How was the coronavirus vaccine developed so fast? The answer is that science and technology have changed mightily since 1953 when Dr. Jonas Salk developed the polio vaccine.
The first to change is the technology. There is far and away more computer power in a talking birthday card than the most advanced computers of the early 1950’s. Jonas Salk, then a professor at the University of Pittsburgh, School of Medicine, with a team of researchers at his disposal, would have had the state-of-the-art epidemiological laboratory in his seven-year search for the polio vaccine. In the accompanying photo of Salk in his laboratory, you can see his technology and compare it to the image of only one of the thousands of research labs around the world of 2020.
This is the technology used by science to create a new way of making vaccines that now are seen and understood at the molecular level.
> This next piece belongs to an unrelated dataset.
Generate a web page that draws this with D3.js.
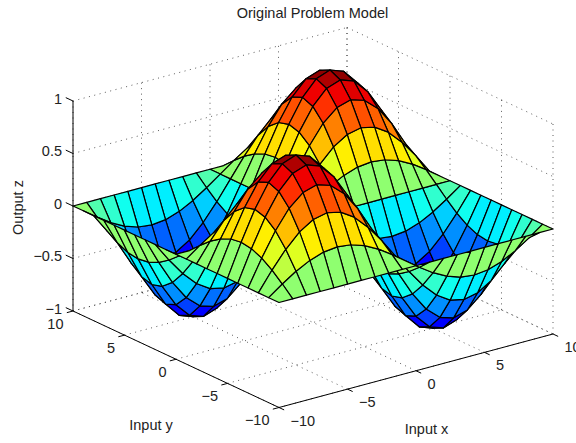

It is in laboratories like this one where the new vaccines are made as the Centers for Disease Control explains below:
New Approach to Vaccines (From the CDC)
Messenger RNA (mRNA) vaccines are a new type of vaccine to protect against infectious diseases. To trigger an immune response, many vaccines put a weakened or inactivated germ into our bodies. Not mRNA vaccines. Instead, they teach our cells how to make a protein—or even just a piece of a protein—that triggers an immune response inside our bodies. That immune response, which produces antibodies, is what protects us from getting infected if the real virus enters our bodies.
A Closer Look at How COVID-19 mRNA Vaccines Work
COVID-19 mRNA vaccines give instructions for our cells to make a harmless piece of what is called the “spike protein.” The spike protein is found on the surface of the virus that causes COVID-19.
COVID-19 mRNA vaccines are given in the upper arm muscle. Once the instructions (mRNA) are inside the immune cells, the cells use them to make the protein piece. After the protein piece is made, the cell breaks down the instructions and gets rid of them.
Next, the cell displays the protein piece on its surface. Our immune systems recognize that the protein doesn’t belong there and begin building an immune response and making antibodies, like what happens in natural infection against COVID-19.
At the end of the process, our bodies have learned how to protect against future infection. The benefit of mRNA vaccines, like all vaccines, is those vaccinated gain this protection without ever having to risk the serious consequences of getting sick with COVID-19.
Even with all of this information, an attitude of watchful waiting is still understandable. My guess is after the first ten million are safely vaccinated, the numbers of those holding back will decrease as they roll up their sleeves.